To add more praises for The King’s Speech to the Internet would be a waste of virtual space. So, instead, I’d like to talk about Timothy Spall. Timothy Spall‘s performance in The King’s Speech as Winston Churchill has received some criticism. Some call it Tom Hooper’s only mistake. Others consider Spall to be a poor representation of Churchill. The Guardian calls Spall a “woefully thin pastiche,” and USA Today writes, “The only weak link is Timothy Spall, miscast as Winston Churchill. It’s not clear who Spall is playing, but it doesn’t appear to be Churchill.” For those who haven’t seen The King’s Speech, here is a clip featuring Timothy Spall as Churchill.
I disagree with the criticism of Timothy Spall’s performance. So, to counter such criticism, I offer three arguments:
1) Churchill was an intriguing character. His cigar poses are awesome. His drunken episodes are legendary. And some of his first words as Prime Minister to the British House of Commons were “I have nothing to offer but blood, toil, tears and sweat.” Also, Churchill’s interests were as broad as his chin. He enjoyed painting and writing, and he even received the 1952 Nobel Prize in Literature. So, when critics say that Timothy Spall’s version of Churchill didn’t match the rest of the picture, they didn’t consider that perhaps that’s because Timothy Spall believes that Winston Churchill’s awesome qualities didn’t match the rest of twentieth-century Europe.
2) Who else? Some critics believe strongly that Timothy Spall was a poor choice, but I have yet to hear any feasible alternatives. Winston Churchill, though awesome, provides a unique challenge to directors who like to create semi-accurate physical portrayals of historical figures. To understand my point, consider, for a moment, some possible alternatives. Frank Langella: This lanky Churchill would be too similar to Langella’s portrayal of Nixon, and, while it may be interesting, a Nixon-infused Churchill is not what The King’s Speech needs. Alec Baldwin: Intriguing but ultimately wrong; this emotionless Churchill lacks the raw manliness of the real man.

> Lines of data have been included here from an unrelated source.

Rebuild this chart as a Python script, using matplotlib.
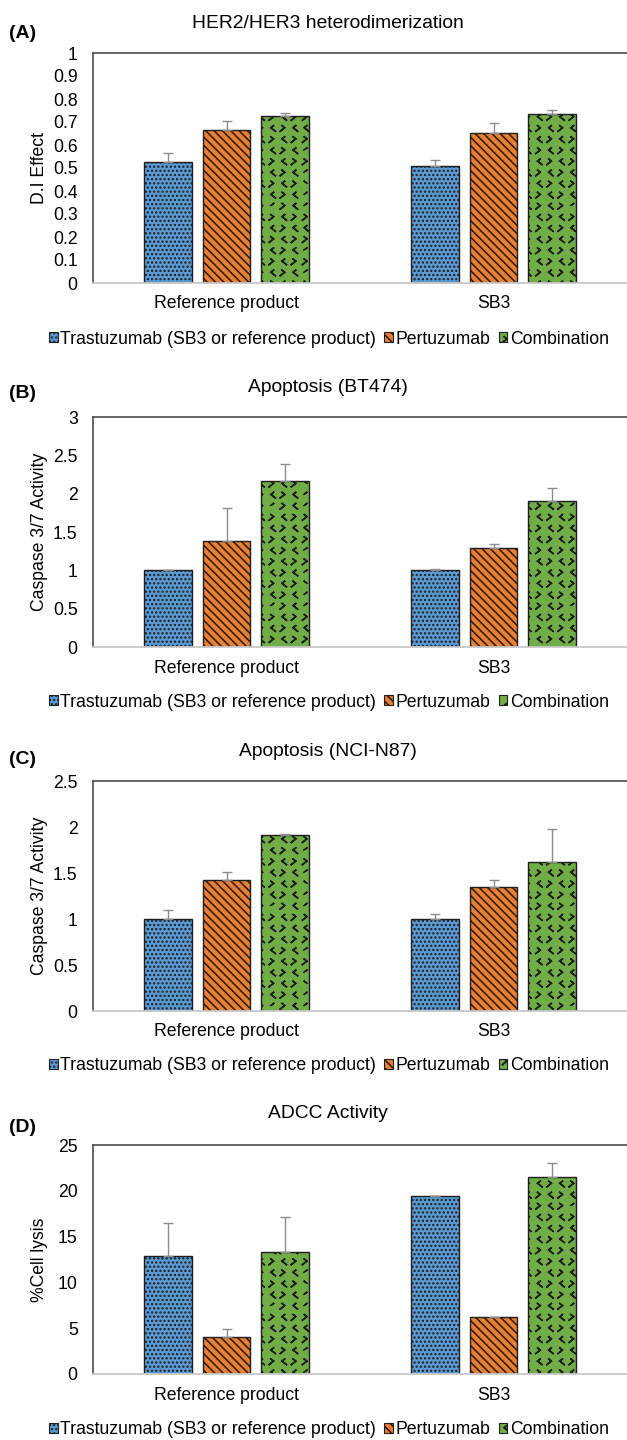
import numpy as np
import matplotlib
matplotlib.use('Agg')
import matplotlib.pyplot as plt
import matplotlib.hatch as mhatch
from matplotlib.path import Path
from matplotlib.patches import Patch
from matplotlib.ticker import FuncFormatter, MultipleLocator

# ---------------- data ----------------
categories = ["Reference product", "SB3"]
series_names = ["Trastuzumab (SB3 or reference product)", "Pertuzumab", "Combination"]

# (A) HER2/HER3 heterodimerization
a_trastuzumab = [0.525, 0.510]
a_pertuzumab = [0.664, 0.654]
a_combination = [0.726, 0.733]
a_trastuzumab_err = [0.040, 0.026]
a_pertuzumab_err = [0.041, 0.042]
a_combination_err = [0.014, 0.020]

# (B) Apoptosis (BT474)
b_trastuzumab = [1.00, 1.00]
b_pertuzumab = [1.383, 1.291]
b_combination = [2.165, 1.900]
b_trastuzumab_err = [0.010, 0.020]
b_pertuzumab_err = [0.430, 0.057]
b_combination_err = [0.222, 0.174]

# (C) Apoptosis (NCI-N87)
c_trastuzumab = [1.00, 1.00]
c_pertuzumab = [1.420, 1.351]
c_combination = [1.917, 1.620]
c_trastuzumab_err = [0.094, 0.050]
c_pertuzumab_err = [0.094, 0.077]
c_combination_err = [0.011, 0.355]

# (D) ADCC Activity
d_trastuzumab = [12.83, 19.40]
d_pertuzumab = [4.07, 6.18]
d_combination = [13.34, 21.47]
d_trastuzumab_err = [3.63, 0.05]
d_pertuzumab_err = [0.87, 0.05]
d_combination_err = [3.77, 1.60]

panel_letters = ["(A)", "(B)", "(C)", "(D)"]
panel_titles = ["HER2/HER3 heterodimerization", "Apoptosis (BT474)",
                "Apoptosis (NCI-N87)", "ADCC Activity"]
panel_ylabels = ["D.I Effect", "Caspase 3/7 Activity", "Caspase 3/7 Activity", "%Cell lysis"]
panel_ymax = [1.0, 3.0, 2.5, 25]
panel_ystep = [0.1, 0.5, 0.5, 5]

# ---------------- custom chevron hatch ("*" -> alternating < > marks) ----------------
class Chevrons(mhatch.HatchPatternBase):
    def __init__(self, hatch, density):
        self.n = int(hatch.count('*') * 4.5)
        self.num_vertices = self.n * self.n * 5 if self.n else 0

    def set_vertices_and_codes(self, vertices, codes):
        n = self.n
        step = 1.0 / n
        w = 0.24 * step
        h = 0.38 * step
        vs, cs = [], []
        for r in range(n):
            for c in range(n):
                cx = (c + 0.5) * step
                cy = (r + 0.5) * step
                d = 1 if (r + c) % 2 == 0 else -1
                a = [cx + d * w / 2, cy + h / 2]
                b = [cx - d * w / 2, cy]
                e = [cx + d * w / 2, cy - h / 2]
                vs += [a, b, e, b, a]
                cs += [Path.MOVETO, Path.LINETO, Path.LINETO, Path.LINETO, Path.LINETO]
        vertices[:] = np.array(vs)
        codes[:] = np.array(cs, dtype=Path.code_type)

mhatch._hatch_types = [h for h in mhatch._hatch_types if h is not mhatch.Stars] + [Chevrons]

# ---------------- style ----------------
plt.rcParams['font.family'] = ['Liberation Sans', 'DejaVu Sans']
plt.rcParams['hatch.linewidth'] = 1.1

W, H = 627, 1440
fig = plt.figure(figsize=(W / 100, H / 100), dpi=100)

colors = ["#5B9BD5", "#ED7D31", "#70AD47"]
hatches = ["....", "\\\\\\\\", "**"]
edgec = "#1e1e1e"

panels = [
    ([a_trastuzumab, a_pertuzumab, a_combination], [a_trastuzumab_err, a_pertuzumab_err, a_combination_err]),
    ([b_trastuzumab, b_pertuzumab, b_combination], [b_trastuzumab_err, b_pertuzumab_err, b_combination_err]),
    ([c_trastuzumab, c_pertuzumab, c_combination], [c_trastuzumab_err, c_pertuzumab_err, c_combination_err]),
    ([d_trastuzumab, d_pertuzumab, d_combination], [d_trastuzumab_err, d_pertuzumab_err, d_combination_err]),
]

# layout in pixels
ax_left, ax_right = 93, 627
ax_tops = [53, 417, 781, 1145]
ax_bottoms = [283, 647, 1011, 1374]
title_y = [23, 387, 751, 1113]
letter_y = [34, 393, 760, 1127]
legend_y = [339, 702, 1066, 1430]
center_x = 328

def fx(px):
    return px / W

def fy(py):
    return 1 - py / H

fmt = FuncFormatter(lambda v, p: f"{v:g}")
offsets = [-0.22, 0.0, 0.22]
bar_w = 0.179
x = np.arange(len(categories))

for i, (vals, errs) in enumerate(panels):
    ax = fig.add_axes([fx(ax_left), fy(ax_bottoms[i]), (ax_right - ax_left) / W,
                       (ax_bottoms[i] - ax_tops[i]) / H])
    for k in range(3):
        ax.bar(x + offsets[k], vals[k], width=bar_w, color=colors[k], edgecolor=edgec,
               linewidth=1.0, hatch=hatches[k], zorder=2)
        ax.errorbar(x + offsets[k], vals[k], yerr=[np.zeros(len(errs[k])), errs[k]],
                    fmt='none', ecolor='#8c8c8c', elinewidth=1.0, capsize=3.5,
                    capthick=1.0, zorder=3)
    ax.set_xlim(-0.5, 1.5)
    ax.set_ylim(0, panel_ymax[i])
    ax.yaxis.set_major_locator(MultipleLocator(panel_ystep[i]))
    ax.yaxis.set_major_formatter(fmt)
    ax.set_xticks(x)
    ax.set_xticklabels(categories)
    ax.tick_params(axis='both', length=0, labelsize=12.7, colors='#000000')
    ax.tick_params(axis='y', pad=11)
    ax.tick_params(axis='x', pad=9)
    for s in ['left', 'top']:
        ax.spines[s].set_color('#4d4d4d')
        ax.spines[s].set_linewidth(1.2)
    ax.spines['right'].set_visible(False)
    ax.spines['bottom'].set_color('#c8c8c8')
    ax.spines['bottom'].set_linewidth(1.3)
    ax.set_ylabel(panel_ylabels[i], fontsize=12.7)
    ax.yaxis.set_label_coords((48 - ax_left) / (ax_right - ax_left), 0.5)

    fig.text(fx(center_x), fy(title_y[i]), panel_titles[i], ha='center', va='center',
             fontsize=13.9)
    fig.text(fx(9), fy(letter_y[i]), panel_letters[i], ha='left', va='center',
             fontsize=14, fontweight='bold')

    handles = [Patch(facecolor=colors[k], edgecolor=edgec, hatch=hatches[k], linewidth=0.8)
               for k in range(3)]
    fig.legend(handles, series_names, loc='center', ncol=3,
               bbox_to_anchor=(fx(center_x + 1), fy(legend_y[i])), frameon=False,
               fontsize=12.7, handlelength=0.5, handleheight=0.5, handletextpad=0.15,
               columnspacing=0.45, borderpad=0, borderaxespad=0)

fig.savefig('out.png', dpi=100)
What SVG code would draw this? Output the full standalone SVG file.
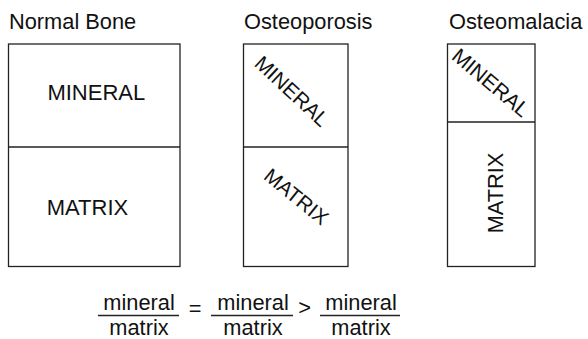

Martin Sheen: This Churchill doesn’t sound like Churchill. Bill Nighy: This Churchill has the sound and the attitude but not the look. Geoffrey Rush: Already in The King’s Speech. My conclusion is this: Timothy Spall may not be the right Churchill, but he is certainly the best.
3) Love for Peter Pettigrew. Timothy Spall has devoutly played Wormtail in every Harry Potter movie from Prisoner of Azkaban to Deathly Hallows: Part 1. That alone should earn him our love and respect.
So, The King’s Speech is a wonderful movie with well-written dialogue, excellent directing, and one stunning Winston Churchill.